South African Indian cinema mogul Moosa Moosa passes away

June 26, 2018 09:39 am | Updated 11:58 am IST

South African Indian cinema doyen Moosa Moosa has passed away. He was 75. Moosa succumbed to a heart attack on Sunday after undergoing surgery.

He was buried in Johannesburg on Monday according to Muslim rites.

Moosa had earned the title of being the longest-serving cinema group executive in the world, adding to the company’s reputation of having the longest relationship with Hollywood production house 20th Century Fox for almost eight decades now.

In 2007, Moosa received the South African Film and Television Industry Lifetime Achievement Award.

Tributes from all across the world continued to pour in for Moosa as the news of his demise spread.

Family and friends recalled how Moosa had taken over the family cinema business of the Avalon Group, started by his father 79 years ago as the first and still only Indian-owned cinema group in South Africa, after most of the 18 cinemas in the group were shut down by the draconian apartheid-era laws restricting property ownership in city centres to the minority white community.

Undeterred by this as the Avalon Group continued with just one cinema in an area designated for Indians in Durban, Moosa took on the seemingly impossible task of challenging the monopolies of white-owned major national cinema chains and won legal battles in the new democratic South Africa headed by President Nelson Mandela.

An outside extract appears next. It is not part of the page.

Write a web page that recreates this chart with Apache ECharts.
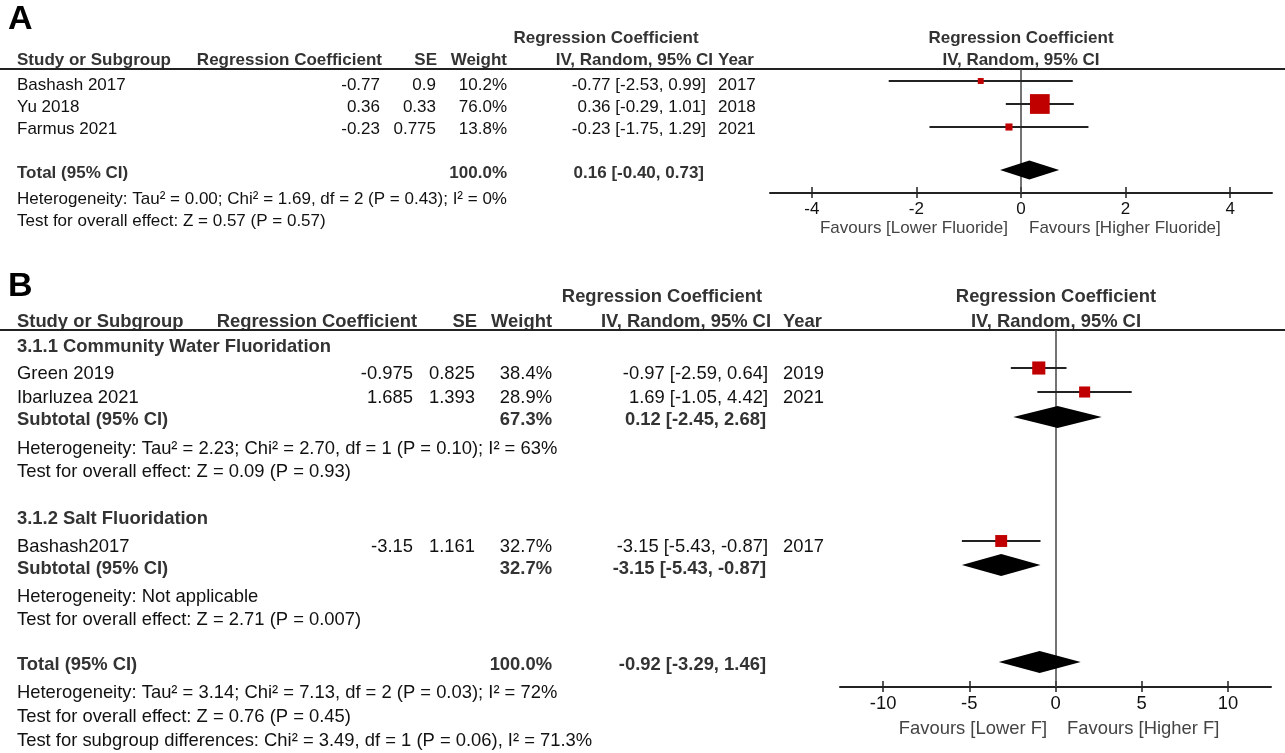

Moosa then started rebuilding the business as his son Aboobaker, popularly known as AB, also joined the business as the chief executive officer.

Currently they have cinemas in three major South African cities where new Bollywood releases play alongside Hollywood titles every week.

“My father showed tenacity and strength in keeping alive the Avalon dream through the tough times,” AB Moosa said in paying tribute to his father.

“When many had already begun to write the company’s obituary, my father’s resolve never wavered,” he added.

Many community leaders also paid tribute to Moosa for his support of community initiatives.

“He was always willing to support a variety of important social justice issues and always availed Avalon cinema venues for such events at no charge,” said Lubna Nadvi, from the University of KwaZulu Natal’s School of Social Science.

“Moosa will be justly remembered as a courageous and articulate businessman who was determined in his challenge of white monopolies in the 1980’s,” businessman Nirode Bramdaw recalled.